I adore Christmas, everything about it oozes all that is best about people. I’m not religious – not really- it doesn’t mean I don’t go all warm and fuzzy at a choir in a church singing carols and the ‘Christmas message’ isn’t lost on me.
It’s the only time of year where people are truly kinder to each other, there is a tangible sense of peace even amougst all the stress. We make a concerted effort to spend time with family and friends. We stand still for a moment and take stock of our lives and promise to be better the next year- while all these things might fall by the wayside by January the 4th, December holds eutopia.
The Christmas markets offer some of these things: people are happy, no one seems frustrated about being stuck behind a slower-moving individual, happy to go with the flow – we smile, we laugh and we amble. We admire the skill of a craft, we find the time to stop and chat and actually make eye contact with the vendor, we eat street foods and drink hot alcoholic beverages, we buy odd little curios that offer nothing more than a memory come January: this is what I love about them, I feel all the excitement of a child seeing the twinkle of Christmas lights and the rest just sweeps me along.
Bath Christmas Market.
Bath Christmas Market is not all in one spot as i’d expected but dotted around the city in clusters that you stumble across as you make your way around. The stalls appeared to be grouped (in the most part) according to what they were selling, in some ways this made it easier to navigate to the stalls that held your interest as the streets were very busy and I didn’t want to elbow my way to a stand that didn’t hold any interest for me.

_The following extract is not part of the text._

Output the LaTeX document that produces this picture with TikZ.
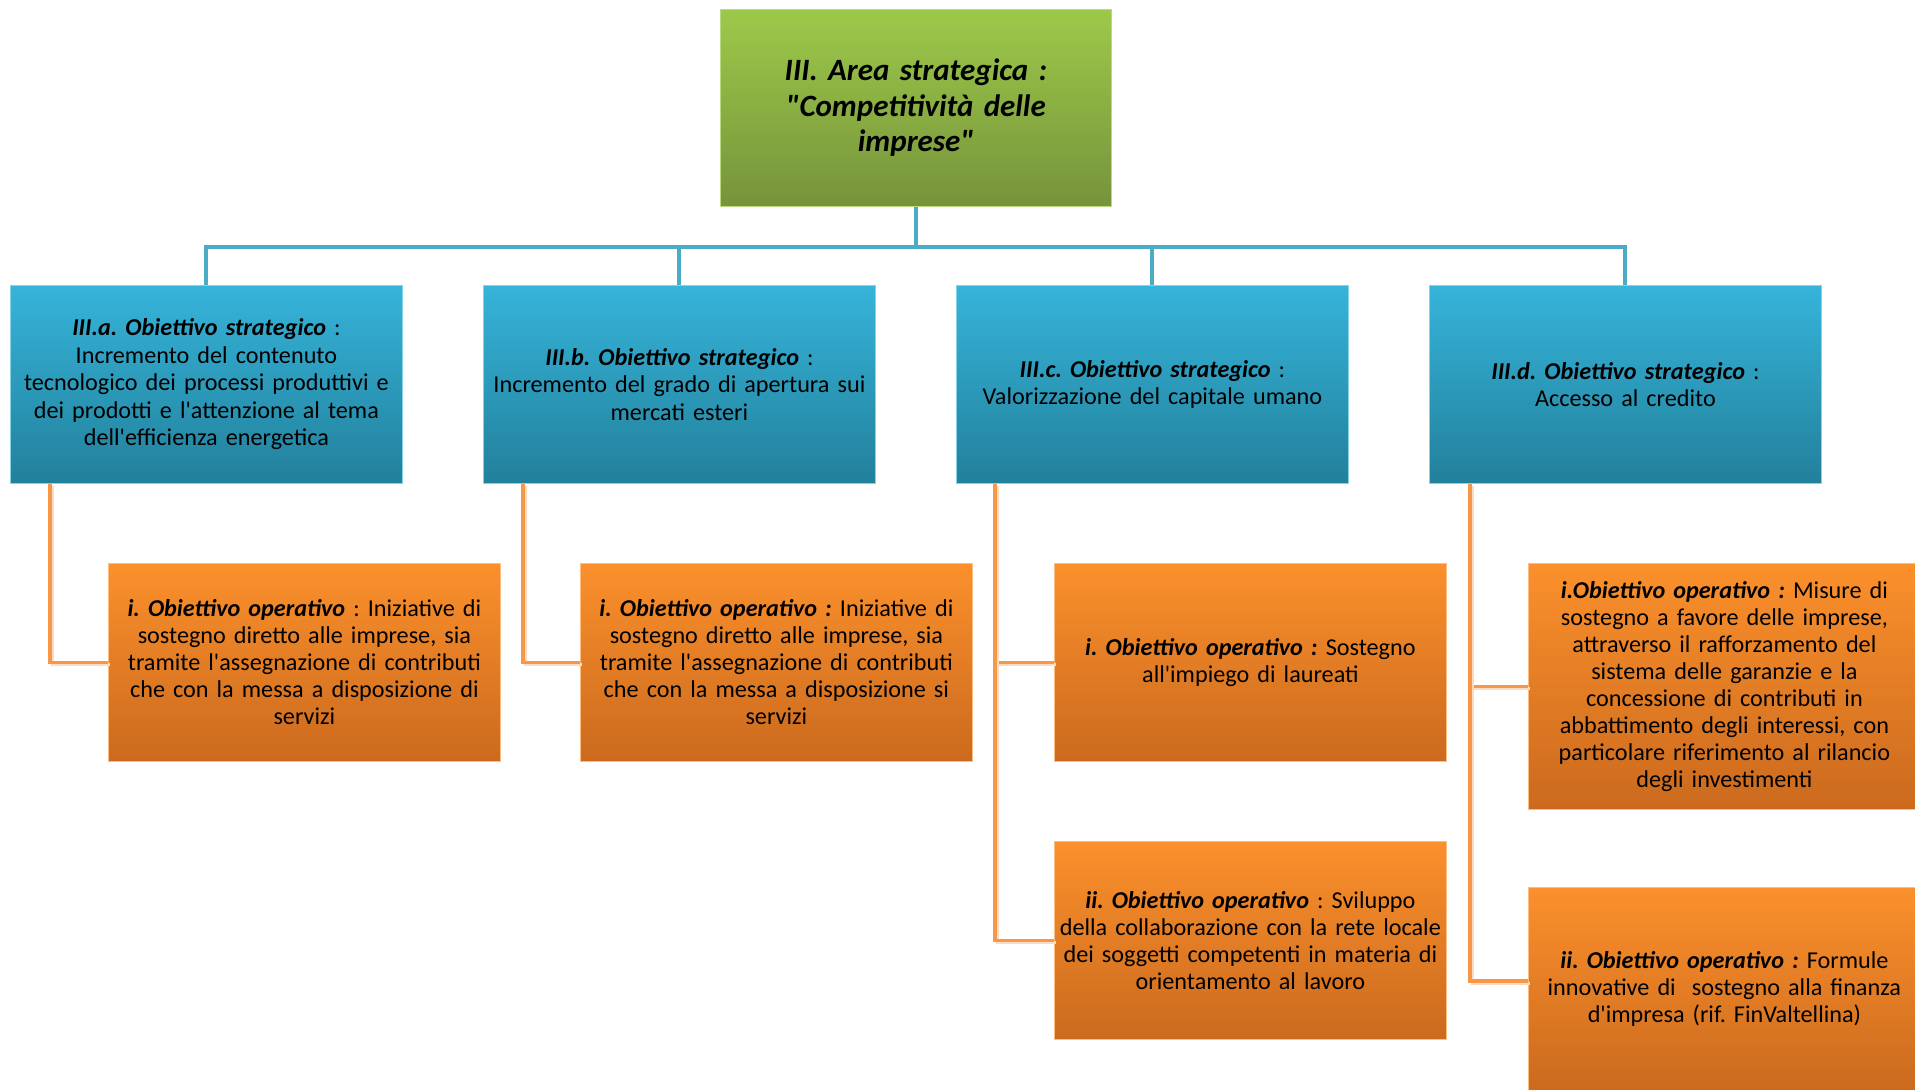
\documentclass[tikz,border=0pt]{standalone}
\usepackage{fontspec}
\setmainfont{Carlito}[Ligatures=TeXOff]
\frenchspacing
\definecolor{greentop}{HTML}{9DC94A}
\definecolor{greenbot}{HTML}{76933B}
\definecolor{bluetop}{HTML}{36B4DA}
\definecolor{bluebot}{HTML}{22809B}
\definecolor{orangetop}{HTML}{FB902C}
\definecolor{orangebot}{HTML}{CB6A1E}
\definecolor{busline}{HTML}{4AACC6}
\definecolor{linkline}{HTML}{F7974A}
\begin{document}
\begin{tikzpicture}[x=1pt,y=-1pt,
    box/.style={rectangle, anchor=north west, inner sep=0pt, align=center},
    areabox/.style={box, top color=greentop, bottom color=greenbot, draw=greentop!70!white, line width=0.8pt,
        minimum width=391pt, minimum height=197pt, text width=380pt, font={\fontsize{31}{35.5}\selectfont\bfseries\itshape}},
    stratbox/.style={box, top color=bluetop, bottom color=bluebot, draw=bluetop!60!white, line width=0.8pt,
        minimum width=392pt, minimum height=198pt, text width=392pt, font={\fontsize{24.2}{27.5}\selectfont}},
    opbox/.style={box, top color=orangetop, bottom color=orangebot, draw=orangetop!60!white, line width=0.8pt,
        minimum width=392pt, minimum height=198pt, text width=392pt, font={\fontsize{24.2}{27}\selectfont}},
    bus/.style={draw=busline, line width=4pt},
    link/.style={draw=linkline, line width=3.5pt,
        preaction={draw=linkline!35, line width=3pt, transform canvas={shift={(2pt,-2.5pt)}}}}]
    \clip (0,0) rectangle (1915,1090);
    \fill[white] (0,0) rectangle (1915,1090);

    \node[areabox] (area) at (720,9) {III. Area strategica :\\ "Competitività delle\\ imprese"};

    \node[stratbox] (sa) at (10,285) {\textbf{\textit{III.a. Obiettivo strategico}} :\\ Incremento del contenuto\\ tecnologico dei processi produttivi e\\ dei prodotti e l'attenzione al tema\\ dell'efficienza energetica};
    \node[stratbox] (sb) at (483,285) {\textbf{\textit{III.b. Obiettivo strategico}} :\\ Incremento del grado di apertura sui\\ mercati esteri};
    \node[stratbox] (sc) at (956,285) {\textbf{\textit{III.c. Obiettivo strategico}} :\\ Valorizzazione del capitale umano};
    \node[stratbox] (sd) at (1429,285) {\textbf{\textit{III.d. Obiettivo strategico}} :\\ Accesso al credito};

    \node[opbox] (oa) at (108,563) {\textbf{\textit{i. Obiettivo operativo}} : Iniziative di\\ sostegno diretto alle imprese, sia\\ tramite l'assegnazione di contributi\\ che con la messa a disposizione di\\ servizi};
    \node[opbox] (ob) at (580,563) {\textbf{\textit{i. Obiettivo operativo :}} Iniziative di\\ sostegno diretto alle imprese, sia\\ tramite l'assegnazione di contributi\\ che con la messa a disposizione si\\ servizi};
    \node[opbox] (oc1) at (1054,563) {\textbf{\textit{i. Obiettivo operativo :}} Sostegno\\ all'impiego di laureati};
    \node[opbox] (oc2) at (1054,841) {\textbf{\textit{ii. Obiettivo operativo}} : Sviluppo\\ della collaborazione con la rete locale\\ dei soggetti competenti in materia di\\ orientamento al lavoro};
    \node[opbox, minimum height=246pt] (od1) at (1528,563) {\textbf{\textit{i.Obiettivo operativo :}} Misure di\\ sostegno a favore delle imprese,\\ attraverso il rafforzamento del\\ sistema delle garanzie e la\\ concessione di contributi in\\ abbattimento degli interessi, con\\ particolare riferimento al rilancio\\ degli investimenti};
    \node[opbox, minimum height=203pt] (od2) at (1528,887) {\textbf{\textit{ii. Obiettivo operativo :}} Formule\\ innovative di\ \ sostegno alla finanza\\ d'impresa (rif. FinValtellina)};

    \draw[bus] (area.south) -- ++(0,40) -| (sa.north);
    \draw[bus] (area.south) -- ++(0,40) -| (sb.north);
    \draw[bus] (area.south) -- ++(0,40) -| (sc.north);
    \draw[bus] (area.south) -- ++(0,40) -| (sd.north);

    \draw[link] ([xshift=40pt]sa.south west) |- (oa.west);
    \draw[link] ([xshift=40pt]sb.south west) |- (ob.west);
    \draw[link] ([xshift=39pt]sc.south west) |- (oc1.west);
    \draw[link] ([xshift=39pt]sc.south west) |- (oc2.west);
    \draw[link] ([xshift=41pt]sd.south west) |- (od1.west);
    \draw[link] ([xshift=41pt]sd.south west) |- ([yshift=8pt]od2.west);
\end{tikzpicture}
\end{document}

The Christmas spirit here was injected by the angelic voices of a children’s choir that stole my heart and the fiddler beneath the watchful eyes of the statues on the minster that made me smile.

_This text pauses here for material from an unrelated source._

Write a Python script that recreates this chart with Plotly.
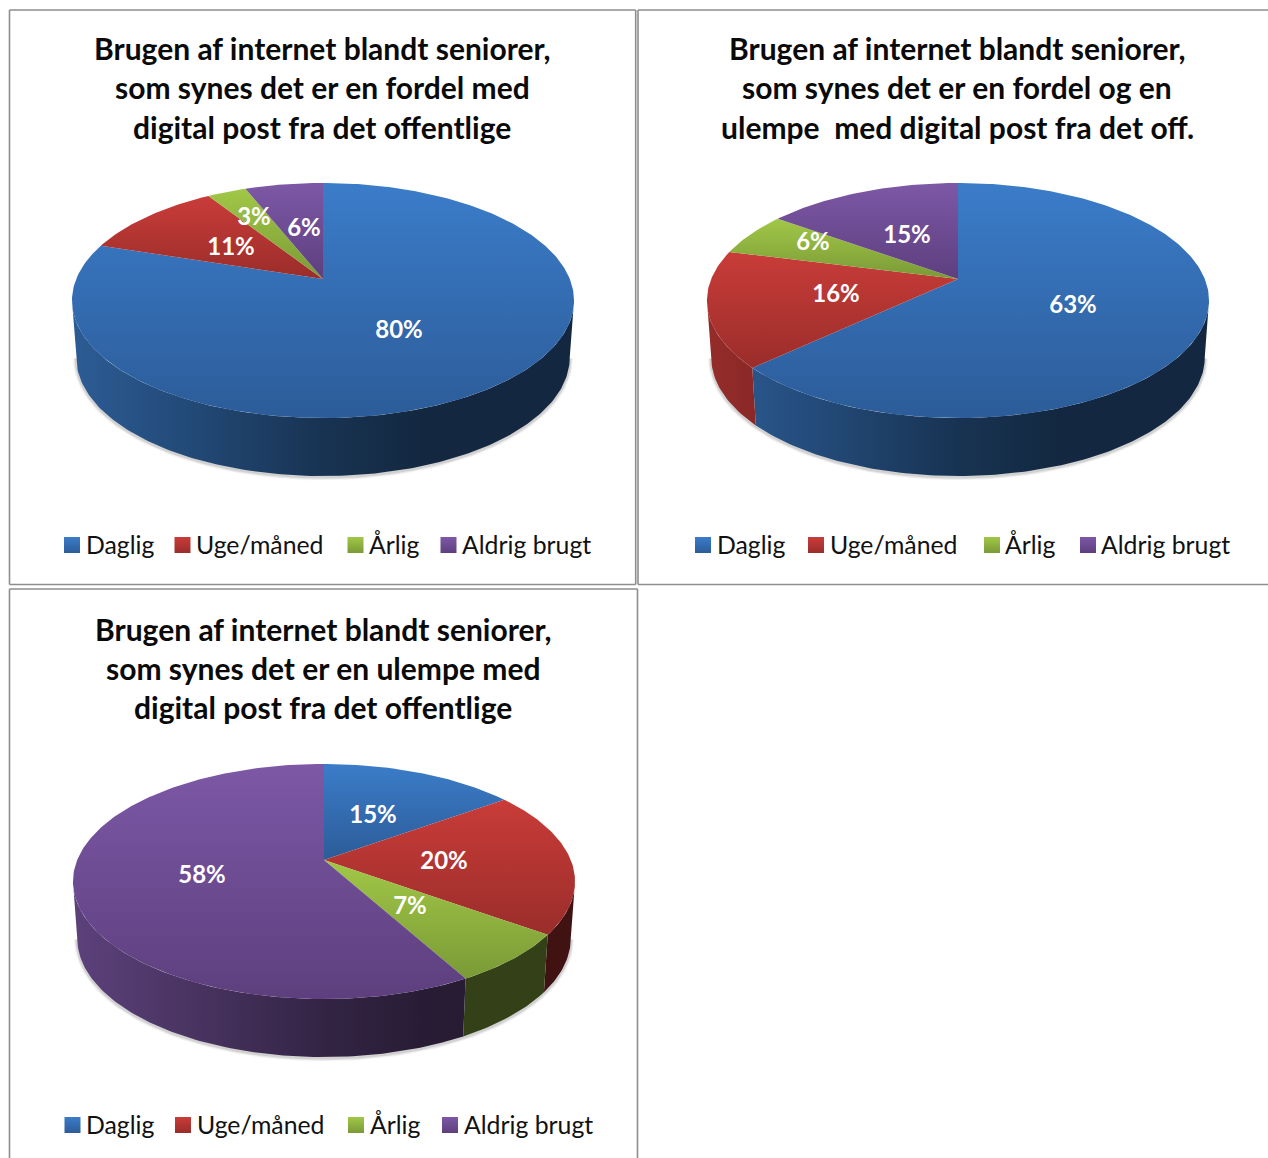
import numpy as np
import plotly.graph_objects as go

# Data
categories = ["Daglig", "Uge/måned", "Årlig", "Aldrig brugt"]
fordel = [80, 11, 3, 6]
begge = [63, 16, 6, 15]
ulempe = [15, 20, 7, 58]

titles_fordel = ["Brugen af internet blandt seniorer,", "som synes det er en fordel med", "digital post fra det offentlige"]
titles_begge = ["Brugen af internet blandt seniorer,", "som synes det er en fordel og en", "ulempe\u00a0 med digital post fra det off."]
titles_ulempe = ["Brugen af internet blandt seniorer,", "som synes det er en ulempe med", "digital post fra det offentlige"]

# Colours of each category: top of wedge, bottom of wedge
TOP_COLOURS = [(59, 124, 201), (201, 60, 57), (161, 199, 71), (125, 88, 166)]
BOTTOM_COLOURS = [(44, 92, 153), (154, 45, 42), (122, 154, 54), (93, 63, 126)]

# Perspective model of the disc and extruded rim
RX = 246.8
RY = 113.6
PERSP = 0.183
DEPTH = 56.5
RIM_SHRINK = 0.983
WIDEST = np.arccos(-PERSP)  # angle at which the disc is widest on screen

# Brightness of the rim as the light falls off from left to right
RIM_LIGHT = [(0.0, 0.74), (0.25, 0.58), (0.5, 0.41), (0.7, 0.32), (1.0, 0.32)]

panels = [
    dict(values=fordel, cx=323, cy=279, title=titles_fordel, title_x=322, title_y=[48, 87, 127],
         key_swatch=[72, 182.5, 355.5, 448.5], key_text=[86, 196, 369, 462], key_y=545,
         label_offsets=[(76, 53), (-92, -30), (-69, -60), (-19, -49)]),
    dict(values=begge, cx=958, cy=279, title=titles_begge, title_x=957, title_y=[48, 87, 127],
         key_swatch=[703, 816, 992, 1088], key_text=[717, 830, 1005, 1101], key_y=545,
         label_offsets=[(115, 28), (-122, 17), (-145, -35), (-51, -42)]),
    dict(values=ulempe, cx=324, cy=860, title=titles_ulempe, title_x=323, title_y=[629, 668, 707],
         key_swatch=[72.5, 183, 356, 450], key_text=[86, 197, 370, 464], key_y=1125,
         label_offsets=[(49, -43), (120, 3), (86, 48), (-122, 17)]),
]


def rgb(c):
    return "rgb({},{},{})".format(*[int(round(v)) for v in c])


def disc_point(theta):
    """Project an angle (clockwise from twelve o'clock) onto the tilted disc."""
    u, v = np.sin(theta), np.cos(theta)
    w = 1 + PERSP * v
    return RX * u / w, -RY * v / w


def rim_point(theta):
    x, y = disc_point(theta)
    return x * RIM_SHRINK, y + DEPTH - 1.5 * np.cos(theta)


def rim_scale(colour):
    return [[t, rgb([c * k for c in colour])] for t, k in RIM_LIGHT]


fig = go.Figure()

for p in panels:
    cx, cy = p["cx"], p["cy"]
    fractions = np.array(p["values"], dtype=float) / sum(p["values"])
    edges = np.concatenate([[0], np.cumsum(fractions)]) * 2 * np.pi
    lo_vis, hi_vis = WIDEST, 2 * np.pi - WIDEST

    # Soft shadow along the front of the rim
    th = np.linspace(lo_vis, hi_vis, 160)
    sx, sy = rim_point(th)
    for width, alpha in [(7, 0.04), (5, 0.06), (3, 0.09)]:
        fig.add_trace(go.Scatter(x=cx + sx, y=cy + sy + 1, mode="lines",
                                 line=dict(color=f"rgba(0,0,0,{alpha})", width=width),
                                 hoverinfo="skip", showlegend=False))

    # Rim, only the part that faces the viewer
    for i in range(len(categories)):
        lo, hi = max(edges[i], lo_vis), min(edges[i + 1], hi_vis)
        if hi <= lo:
            continue
        th = np.linspace(lo, hi, max(8, int((hi - lo) * 60)))
        tx, ty = disc_point(th)
        bx, by = rim_point(th[::-1])
        fig.add_trace(go.Scatter(
            x=np.concatenate([cx + tx, cx + bx]),
            y=np.concatenate([cy + ty, cy + by]),
            mode="lines", line=dict(width=0), fill="toself",
            fillgradient=dict(type="horizontal", colorscale=rim_scale(TOP_COLOURS[i]),
                              start=cx - 251, stop=cx + 251),
            hoverinfo="skip", showlegend=False))

    # Top face of the pie
    for i, name in enumerate(categories):
        th = np.linspace(edges[i], edges[i + 1], max(8, int((edges[i + 1] - edges[i]) * 60)))
        tx, ty = disc_point(th)
        xs = np.concatenate([[cx], cx + tx, [cx]])
        ys = np.concatenate([[cy], cy + ty, [cy]])
        fig.add_trace(go.Scatter(
            x=xs, y=ys, mode="lines", line=dict(width=0), fill="toself",
            fillgradient=dict(type="vertical",
                              colorscale=[[0, rgb(TOP_COLOURS[i])], [1, rgb(BOTTOM_COLOURS[i])]],
                              start=float(ys.min()), stop=float(ys.max())),
            name=name, hovertemplate=f"{name}: {p['values'][i]}%<extra></extra>",
            showlegend=False))

    # Value labels
    fig.add_trace(go.Scatter(
        x=[cx + o[0] for o in p["label_offsets"]],
        y=[cy + o[1] for o in p["label_offsets"]],
        mode="text", text=[f"{v}%" for v in p["values"]], textposition="middle center",
        textfont=dict(family="Lato", size=24, color="white", weight="bold"),
        hoverinfo="skip", showlegend=False))

    # Colour key under the pie
    for i, name in enumerate(categories):
        fig.add_trace(go.Scatter(
            x=[p["key_swatch"][i]], y=[p["key_y"]], mode="markers", name=name,
            marker=dict(symbol="square", size=16, color=rgb(TOP_COLOURS[i]), line=dict(width=0),
                        gradient=dict(type="vertical", color=rgb(BOTTOM_COLOURS[i]))),
            hoverinfo="skip", showlegend=False))
        fig.add_trace(go.Scatter(
            x=[p["key_text"][i]], y=[p["key_y"] + 3], mode="text", text=[name], textposition="middle right",
            textfont=dict(family="Lato", size=24.8, color="#111111"),
            hoverinfo="skip", showlegend=False))

annotations = []
for p in panels:
    for line, y in zip(p["title"], p["title_y"]):
        annotations.append(dict(x=p["title_x"], y=y, xref="x", yref="y", text=line, showarrow=False,
                                xanchor="center", yanchor="middle",
                                font=dict(family="Lato", size=30, color="#0a0a0a", weight="bold")))

# Frames around the three charts
border = dict(type="line", xref="x", yref="y", line=dict(color="#8e8e8e", width=1.6), layer="above")
segments = [
    (9.5, 10, 635.7, 10), (9.5, 10, 9.5, 584.5), (635.7, 10, 635.7, 584.5), (9.5, 584.5, 635.7, 584.5),
    (638, 10, 1268, 10), (638, 10, 638, 584.5), (638, 584.5, 1268, 584.5),
    (9.5, 589, 637.5, 589), (9.5, 589, 9.5, 1158), (637.5, 589, 637.5, 1158),
]
shapes = [dict(border, x0=a, y0=b, x1=c, y1=d) for a, b, c, d in segments]

fig.update_layout(
    width=1268, height=1158, autosize=False,
    margin=dict(l=0, r=0, t=0, b=0), showlegend=False,
    paper_bgcolor="white", plot_bgcolor="white",
    xaxis=dict(range=[0, 1268], visible=False, fixedrange=True),
    yaxis=dict(range=[1158, 0], visible=False, fixedrange=True),
    annotations=annotations, shapes=shapes,
)

fig.write_html("out.html")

This is a very popular market, there was a queue at least twenty deep for practically everything and any hopes at enjoying the other tourist attractions the city had to offer disappeared with a glance at those waiting( a reason to return).
The streets held a victorian feel, I love the Dickensian look of a lot of the shops with their multi-paned windows, you can just imagine the ladies in their long full skirts going about their day sweeping the streets with their hems. I’m sure it’s not a time I would have wanted to live in, but I’m drawn in by the romance. (squint and you can’t see the modern signs). The shops, not wanting to miss out on the influx of trade also enticed you with Christmas widow displays and sales. We had as much fun perusing the wares in the shops as we did the Market itself and they were warmer!

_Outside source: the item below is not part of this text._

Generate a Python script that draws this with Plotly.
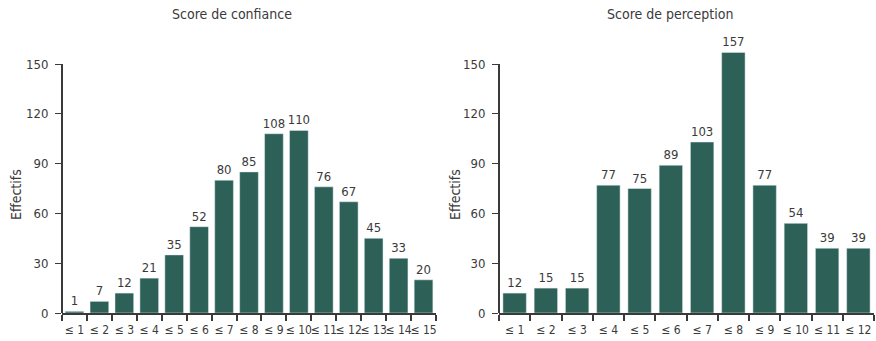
import plotly.graph_objects as go

W, H = 876, 341

cats_conf = ["≤ 1", "≤ 2", "≤ 3", "≤ 4", "≤ 5", "≤ 6", "≤ 7", "≤ 8", "≤ 9", "≤ 10",
             "≤ 11", "≤ 12", "≤ 13", "≤ 14", "≤ 15"]
vals_conf = [1, 7, 12, 21, 35, 52, 80, 85, 108, 110, 76, 67, 45, 33, 20]

cats_perc = ["≤ 1", "≤ 2", "≤ 3", "≤ 4", "≤ 5", "≤ 6", "≤ 7", "≤ 8", "≤ 9", "≤ 10",
             "≤ 11", "≤ 12"]
vals_perc = [12, 15, 15, 77, 75, 89, 103, 157, 77, 54, 39, 39]

y_ticks = [0, 30, 60, 90, 120, 150]
titles = ["Score de confiance", "Score de perception"]
y_title = "Effectifs"

BAR = "#2d6157"
INK = "#3a3a3a"
FONT = "DejaVu Sans Condensed, Liberation Sans Narrow, sans-serif"

def px_x(x):
    return x / W

def px_y(y):
    return 1 - y / H

# plot geometry (pixels)
y0_px, y150_px = 313, 64
per_unit = (y0_px - y150_px) / 150.0
ymax = 162
ytop_px = y0_px - ymax * per_unit

fig = go.Figure()

for cats, vals, xa, ya in ((cats_conf, vals_conf, "x", "y"), (cats_perc, vals_perc, "x2", "y2")):
    fig.add_trace(go.Bar(x=cats, y=vals, marker_color=BAR, text=vals,
                         textposition="outside", cliponaxis=False, constraintext="none",
                         textfont=dict(family=FONT, size=13, color=INK),
                         xaxis=xa, yaxis=ya, hoverinfo="skip"))

xcommon = dict(type="category", tickson="boundaries", ticks="outside", ticklen=6,
               tickwidth=1.5, tickcolor=INK, showline=True, linecolor=INK, linewidth=2,
               showgrid=False, zeroline=False, tickangle=0, automargin=False,
               ticklabelstandoff=5,
               tickfont=dict(family=FONT, size=12, color=INK))
ycommon = dict(range=[0, ymax], tickvals=y_ticks, ticks="outside", ticklen=6,
               tickwidth=1, tickcolor=INK, showline=False, showgrid=False, zeroline=False,
               automargin=False, ticklabelstandoff=4,
               tickfont=dict(family=FONT, size=13, color=INK))

ydom = [px_y(y0_px), px_y(ytop_px)]

fig.update_layout(
    width=W, height=H,
    margin=dict(l=0, r=0, t=0, b=0, autoexpand=False),
    paper_bgcolor="white", plot_bgcolor="white",
    showlegend=False, bargap=0.25,
    xaxis=dict(domain=[px_x(62), px_x(436)], anchor="y", **xcommon),
    yaxis=dict(domain=ydom, anchor="x", **ycommon),
    xaxis2=dict(domain=[px_x(499), px_x(874)], anchor="y2", **xcommon),
    yaxis2=dict(domain=ydom, anchor="x2", **ycommon),
)

for xr, yr in (("x domain", "y"), ("x2 domain", "y2")):
    fig.add_shape(type="line", xref=xr, yref=yr, x0=0, x1=0, y0=0, y1=150,
                  line=dict(color=INK, width=2))

for tx, t in zip((232, 670), titles):
    fig.add_annotation(text=t, xref="paper", yref="paper", x=px_x(tx), y=px_y(14),
                       showarrow=False, xanchor="center", yanchor="middle",
                       font=dict(family=FONT, size=14, color=INK))

for lx in (16, 455):
    fig.add_annotation(text=y_title, xref="paper", yref="paper", x=px_x(lx), y=px_y(195),
                       showarrow=False, xanchor="center", yanchor="middle", textangle=-90,
                       font=dict(family=FONT, size=14, color=INK))

fig.write_html("out.html", config={"displayModeBar": False},
               post_script="document.body.style.margin='0';document.body.style.overflow='hidden';")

The Ivy getting into the swing
when shuffling along became tiresome we retreated to a quirky looking coffee shop near the food stalls that tantalized you with all the smells.
There was a mix of multicultural cuisines
Our history again fascinates me, I spend so much of my time in our older cities, staring up and wondering ‘who walked the streets before me? who will walk them after I am gone?’
The minster is intricate and ornate on the outside, the queue was too long to discover what the inside had to offer so I contented myself with circulating it instead. I bet Christmas mass in a place of such grandeur is a moving experience.
the date on the inscription caught my attention, where will the city by in another two hundred and sixty years.
With tired feet, we left others to enjoy the festive streets and we left armed only with a new hat each.